Fast Variational Learning in State-Space Gaussian Process Models

TL;DR

This paper introduces a novel, efficient variational inference method for state-space Gaussian process models that achieves linear-time computation, stability, and scalability to large datasets using Kalman recursions and JAX implementation.

Contribution

It extends conjugate-computation variational inference to enable fast, stable, and scalable inference in non-Gaussian state-space GP models with a new JAX-based implementation.

Findings

Achieves linear-time inference in state-space GP models.

Provides a numerically stable variational inference method.

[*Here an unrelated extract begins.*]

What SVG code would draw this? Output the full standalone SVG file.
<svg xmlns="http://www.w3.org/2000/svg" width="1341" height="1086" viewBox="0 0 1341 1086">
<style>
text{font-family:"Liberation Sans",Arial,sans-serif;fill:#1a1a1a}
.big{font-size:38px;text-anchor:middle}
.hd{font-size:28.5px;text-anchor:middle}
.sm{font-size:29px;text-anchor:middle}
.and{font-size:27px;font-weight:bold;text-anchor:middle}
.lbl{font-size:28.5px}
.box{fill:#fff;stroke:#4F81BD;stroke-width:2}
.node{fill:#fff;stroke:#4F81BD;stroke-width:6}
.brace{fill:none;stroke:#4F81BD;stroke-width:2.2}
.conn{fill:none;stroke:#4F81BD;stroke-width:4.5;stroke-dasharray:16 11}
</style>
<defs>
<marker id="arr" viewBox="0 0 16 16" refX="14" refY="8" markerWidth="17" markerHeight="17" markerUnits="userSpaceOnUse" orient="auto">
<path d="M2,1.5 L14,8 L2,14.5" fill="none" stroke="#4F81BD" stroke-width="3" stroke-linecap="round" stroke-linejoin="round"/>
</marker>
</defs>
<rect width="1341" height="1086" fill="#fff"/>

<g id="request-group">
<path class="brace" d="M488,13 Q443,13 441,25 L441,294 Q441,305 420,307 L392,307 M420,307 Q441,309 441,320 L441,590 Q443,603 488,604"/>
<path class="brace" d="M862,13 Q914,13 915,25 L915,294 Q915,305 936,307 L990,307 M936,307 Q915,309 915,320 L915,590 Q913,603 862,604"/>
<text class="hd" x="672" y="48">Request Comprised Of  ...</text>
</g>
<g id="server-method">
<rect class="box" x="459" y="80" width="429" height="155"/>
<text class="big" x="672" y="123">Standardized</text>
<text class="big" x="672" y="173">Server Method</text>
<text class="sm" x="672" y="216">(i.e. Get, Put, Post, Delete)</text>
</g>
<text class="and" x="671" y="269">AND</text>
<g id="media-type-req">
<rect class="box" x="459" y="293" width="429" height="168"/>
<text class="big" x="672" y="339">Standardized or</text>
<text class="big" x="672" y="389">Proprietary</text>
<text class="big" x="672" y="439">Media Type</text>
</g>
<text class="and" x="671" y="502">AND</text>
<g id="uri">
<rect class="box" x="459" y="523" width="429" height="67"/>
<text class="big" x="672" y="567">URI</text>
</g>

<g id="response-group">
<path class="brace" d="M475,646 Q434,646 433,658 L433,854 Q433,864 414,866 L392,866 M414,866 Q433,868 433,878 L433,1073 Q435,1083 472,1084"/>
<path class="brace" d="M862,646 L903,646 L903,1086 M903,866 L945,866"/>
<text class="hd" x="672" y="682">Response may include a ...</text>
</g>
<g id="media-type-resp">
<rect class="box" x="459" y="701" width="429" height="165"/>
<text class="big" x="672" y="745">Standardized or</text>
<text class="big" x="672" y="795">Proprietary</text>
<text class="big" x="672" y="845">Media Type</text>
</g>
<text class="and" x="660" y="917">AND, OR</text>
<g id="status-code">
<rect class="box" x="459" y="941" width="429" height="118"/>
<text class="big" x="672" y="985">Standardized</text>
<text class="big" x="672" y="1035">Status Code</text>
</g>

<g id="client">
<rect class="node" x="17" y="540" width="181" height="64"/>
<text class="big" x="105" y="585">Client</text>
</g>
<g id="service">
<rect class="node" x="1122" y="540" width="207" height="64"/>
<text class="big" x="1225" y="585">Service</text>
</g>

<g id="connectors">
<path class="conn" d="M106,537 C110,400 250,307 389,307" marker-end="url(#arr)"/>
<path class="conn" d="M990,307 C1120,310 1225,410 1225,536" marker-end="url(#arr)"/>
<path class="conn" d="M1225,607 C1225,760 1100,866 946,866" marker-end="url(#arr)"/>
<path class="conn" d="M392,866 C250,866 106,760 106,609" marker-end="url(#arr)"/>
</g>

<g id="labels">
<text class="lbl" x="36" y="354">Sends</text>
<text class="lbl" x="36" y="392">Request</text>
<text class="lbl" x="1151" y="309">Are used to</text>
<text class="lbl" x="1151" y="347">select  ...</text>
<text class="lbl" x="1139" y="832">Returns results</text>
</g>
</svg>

Scales to time series with millions of data points.

Abstract

Gaussian process (GP) regression with 1D inputs can often be performed in linear time via a stochastic differential equation formulation. However, for non-Gaussian likelihoods, this requires application of approximate inference methods which can make the implementation difficult, e.g., expectation propagation can be numerically unstable and variational inference can be computationally inefficient. In this paper, we propose a new method that removes such difficulties. Building upon an existing method called conjugate-computation variational inference, our approach enables linear-time inference via Kalman recursions while avoiding numerical instabilities and convergence issues. We provide an efficient JAX implementation which exploits just-in-time compilation and allows for fast automatic differentiation through large for-loops. Overall, our approach leads to fast and stable variational inference in state-space GP models that can be scaled to time series with millions of data points.